– Эй, малый, где ты ходил? Бочка уж наполовину пустая, – Сережа молча взял ведро и пошел с ним к дальнему колодцу.
Пустое ведро гремело, полное наваливалось на плечо, желтое солнце светило то справа, то слева. Сережа сделал пять ходок, и с каждой ходкой желтый день все убывал.
– Сядь, передохни, – сказала Сереже какая-то женщина, потом пригляделась и спросила удивленно: – Разве тебе сюда наряд выписали? Санька, ты где? Эй, Санька!
Из-под кустов, из прохлады появился, посмеиваясь, парень года на три старше Сережи, блеснул в сторону Сережи глазами, свистнул, плюнул и, взяв ведро, неторопливо поплелся к колодцу.
Впрочем, для Сережи и пяти ходок вполне хватило, чтоб осуществить свой замысел по преодолению желтого дня. С непривычки и от излишнего усердия он едва передвигал ногами и от хлебных полей шел к мосту вдвое дольше, чем от моста к хлебным полям.
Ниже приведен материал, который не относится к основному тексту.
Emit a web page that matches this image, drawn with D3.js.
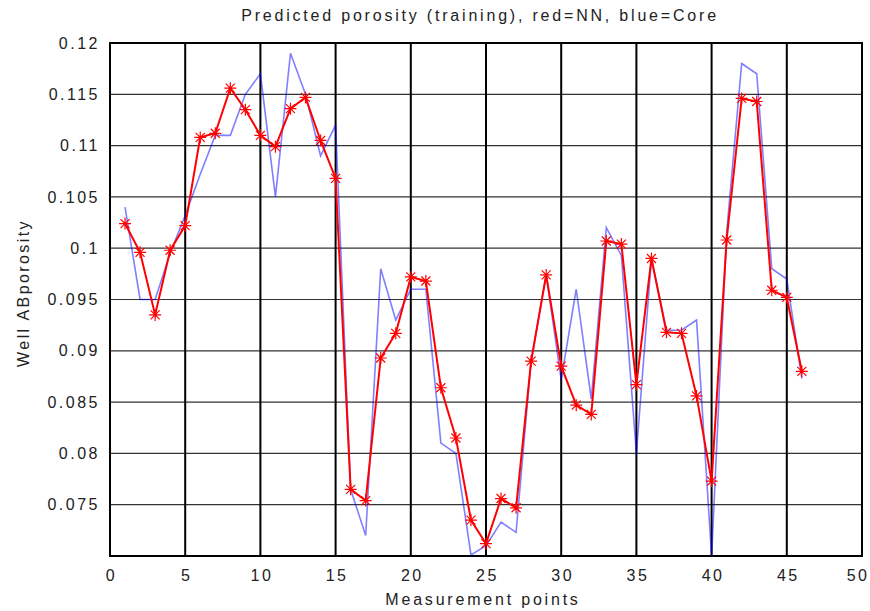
<!DOCTYPE html>
<html>
<head>
<meta charset="utf-8">
<script src="https://cdn.jsdelivr.net/npm/d3@7"></script>
<style>
    body { margin: 0; background: #fff; }
    text { font-family: "Liberation Sans", Arial, sans-serif; fill: #222; }
</style>
</head>
<body>
<svg id="chart" width="870" height="611"></svg>
<script>
// predicted porosity from the network (red) and measured core porosity (blue), points 1..46
const nnPorosity = [
    0.1024, 0.0996, 0.0935, 0.0998, 0.1022, 0.1108, 0.1112, 0.1156, 0.1135, 0.1110,
    0.1099, 0.1136, 0.1147, 0.1105, 0.1068, 0.0765, 0.0754, 0.0893, 0.0917, 0.0972,
    0.0968, 0.0864, 0.0815, 0.0735, 0.0712, 0.0756, 0.0747, 0.0890, 0.0974, 0.0885,
    0.0847, 0.0838, 0.1007, 0.1004, 0.0867, 0.0990, 0.0918, 0.0917, 0.0856, 0.0773,
    0.1008, 0.1146, 0.1143, 0.0959, 0.0952, 0.0880
];
const corePorosity = [
    0.1040, 0.0950, 0.0950, 0.0995, 0.1032, 0.1072, 0.1110, 0.1110, 0.1150, 0.1170,
    0.1050, 0.1190, 0.1150, 0.1090, 0.1120, 0.0765, 0.0720, 0.0980, 0.0930, 0.0960,
    0.0960, 0.0810, 0.0800, 0.0701, 0.0710, 0.0733, 0.0723, 0.0890, 0.0974, 0.0872,
    0.0960, 0.0853, 0.1020, 0.0993, 0.0800, 0.0990, 0.0920, 0.0920, 0.0930, 0.0700,
    0.1015, 0.1180, 0.1170, 0.0980, 0.0970, 0.0873
];
const xTicks = [0, 5, 10, 15, 20, 25, 30, 35, 40, 45, 50];
const yTicks = [0.075, 0.08, 0.085, 0.09, 0.095, 0.1, 0.105, 0.11, 0.115, 0.12];

const margin = { left: 110, right: 8, top: 43, bottom: 55 };
const width = 870, height = 611;

const x = d3.scaleLinear().domain([0, 50]).range([margin.left, width - margin.right]);
const y = d3.scaleLinear().domain([0.07, 0.12]).range([height - margin.bottom, margin.top]);

const svg = d3.select("#chart");

// horizontal grid
svg.append("g")
    .selectAll("line")
    .data(yTicks)
    .enter().append("line")
    .attr("x1", x(0)).attr("x2", x(50))
    .attr("y1", d => y(d)).attr("y2", d => y(d))
    .attr("stroke", "#333")
    .attr("stroke-width", 1.2);

// vertical grid
svg.append("g")
    .selectAll("line")
    .data(xTicks.filter(d => d > 0 && d < 50))
    .enter().append("line")
    .attr("x1", d => x(d)).attr("x2", d => x(d))
    .attr("y1", y(0.07)).attr("y2", y(0.12))
    .attr("stroke", "#000")
    .attr("stroke-width", 2);

// axes with labels only
const xAxis = d3.axisBottom(x).tickValues(xTicks).tickSize(0).tickPadding(14);
const yAxis = d3.axisLeft(y).tickValues(yTicks).tickSize(0).tickPadding(10)
    .tickFormat(d => String(+d.toFixed(3)));

const gx = svg.append("g").attr("transform", "translate(0," + y(0.07) + ")").call(xAxis);
const gy = svg.append("g").attr("transform", "translate(" + x(0) + ",0)").call(yAxis);
[gx, gy].forEach(g => {
    g.select(".domain").remove();
    g.selectAll("text")
        .style("font-family", "'Liberation Sans', Arial, sans-serif")
        .style("font-size", "16px")
        .style("letter-spacing", "2.5px")
        .attr("fill", "#222");
});
gx.selectAll("text").attr("dx", "1px");
// last label sits against the right edge
gx.selectAll("text").filter(d => d === 50)
    .attr("text-anchor", "end")
    .attr("dx", (width - 1 - x(50)) + "px");

// frame
svg.append("rect")
    .attr("x", x(0)).attr("y", y(0.12))
    .attr("width", x(50) - x(0)).attr("height", y(0.07) - y(0.12))
    .attr("fill", "none")
    .attr("stroke", "#000")
    .attr("stroke-width", 2);

const line = d3.line()
    .x((d, i) => x(i + 1))
    .y(d => y(d));

svg.append("path")
    .datum(corePorosity)
    .attr("d", line)
    .attr("fill", "none")
    .attr("stroke", "#0000ff")
    .attr("stroke-opacity", 0.5)
    .attr("stroke-width", 1.6);

svg.append("path")
    .datum(nnPorosity)
    .attr("d", line)
    .attr("fill", "none")
    .attr("stroke", "#ff0000")
    .attr("stroke-width", 2);

// asterisk markers
const s = 6, sd = 4.5;
const star = "M" + (-s) + ",0L" + s + ",0M0," + (-s) + "L0," + s +
    "M" + (-sd) + "," + (-sd) + "L" + sd + "," + sd + "M" + (-sd) + "," + sd + "L" + sd + "," + (-sd);
svg.append("g")
    .selectAll("path")
    .data(nnPorosity)
    .enter().append("path")
    .attr("transform", (d, i) => "translate(" + x(i + 1) + "," + y(d) + ")")
    .attr("d", star)
    .attr("fill", "none")
    .attr("stroke", "#ff0000")
    .attr("stroke-width", 1.2);

// titles
svg.append("text")
    .attr("x", 480).attr("y", 21)
    .attr("text-anchor", "middle")
    .style("font-size", "16px")
    .style("letter-spacing", "2.8px")
    .text("Predicted porosity (training), red=NN, blue=Core");

svg.append("text")
    .attr("x", 483).attr("y", 605)
    .attr("text-anchor", "middle")
    .style("font-size", "16px")
    .style("letter-spacing", "2.8px")
    .text("Measurement points");

svg.append("text")
    .attr("transform", "translate(29,293) rotate(-90)")
    .attr("text-anchor", "middle")
    .style("font-size", "16px")
    .style("letter-spacing", "2.4px")
    .text("Well ABporosity");
</script>
</body>
</html>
Так минул желтый день и наступил последний, зеленый, ибо Сережа решил провести его в огородах и садах, среди поросших густой травой пригородных лугов. Этот зеленый день был не так зноен и не так изнуряющ, время от времени свежий ветерок шелестел в кустарнике и чувствовалась близость реки, которая мелькала то там, то здесь сквозь поредевшие кусты. Сережа присел на траву, с удовольствием вытянул ноги. Было приятно так лежать – казалось, возвращается покой первого голубого дня на Бобровом прудике, – только ныло, болело натруженное вчера правое плечо. Он лег поудобней, плечо стало ныть слабей, но тут, нарушая покой, запел вдруг недалекий волнующий женский голос. Поначалу это казалось песней, однако затем в звуке ее голоса почувствовалось нечто иное, возбуждающее – тоска ли, радость ли, понять было нельзя, – и звук был однообразный, меняющий лишь тембр и высоту, то болезненный, то ликующий, то шепотом, то возрастая, поднимаясь, звеня, и опять тише, точно звал на помощь: «А-а-а… О-о-о…»
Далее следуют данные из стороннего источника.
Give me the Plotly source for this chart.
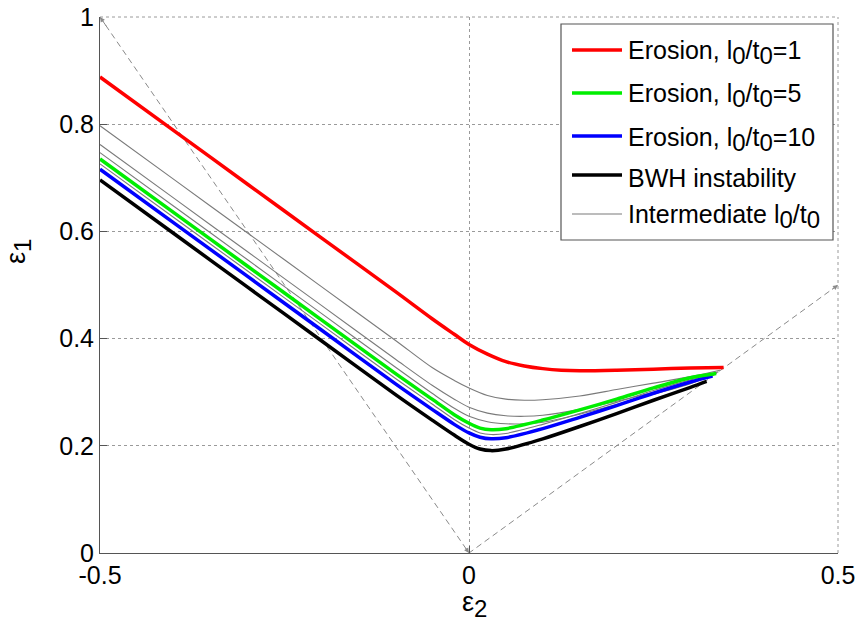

Сережа приподнялся, стал на колени и, угадав направление, откуда исходил звук, осторожно раздвинул кусты. Метрах в пяти от него Кашонок лежал на женщине. Сережа видел его большие шершавые ступни, из которых коряво росли пальцы, и ее маленькие розовые ступни, из которых росли аккуратненькие маленькие пальчики. Сережа смотрел застывшими, оцепенелыми глазами на эти вперемешку лежащие, спутанные куски тел: мускулистые загорелые икры, белую руку, украшенную браслетами, широкую загорелую спину, оканчивающуюся белизной в форме плавок на округлостях, и под этими округлостями Кашонка мелькало как бы вывернутое наизнанку мокрое, красное мясо. У Сережи от подступившего отвращения стянуло живот, но зрачки его были словно припаяны, и он не мог отвести взгляд от этих перепутавшихся кусков мужского и женского, а особенно от мокрой красной мясистой раны.
– А-а-а… О-о-о!.. – песенно стоналось в разном тембре где-то за налитым мужским плечом, и вдруг из-за плеча показалось красное безумное женское лицо с открытым круглым ртом и закрытыми, как во сне, глазами. Приподнялось на мгновение и опять упало за плечо. Но этого мгновения было достаточно, чтоб Сережина память, Сережино воображение, которое теперь было обострено, как и все в нем, сотворило из этого безумного, потерянного лица другое, красивое, неподвижное, ухоженное, недоступное никому, кроме мужа своего, полковника авиации, который был под стать жене своей – высокой, модно, столично одетой блондинке. Они шли посреди бульвара, подавляя всех и вся своим видом. Она поблескивала большой лакированной сумкой, а он – маленькой золотой звездой Героя Советского Союза. Все молчало вокруг, когда они шли, и лишь высокие каблучки ее белых летних туфель перестукивались, переговаривались с каблуками его офицерских сапог из хорошей кожи.
– Полковник Харохорин с женой, – услышал Сережа шепот с одной из скамеек, когда эти ритмичные переговоры туфелек и сапог затихли вдали.
«Неужели это возможно, – подумал Сережа, – та, спесивая, на бульваре и эта, подавленная, обезумевшая в кустах, – одна и та же?»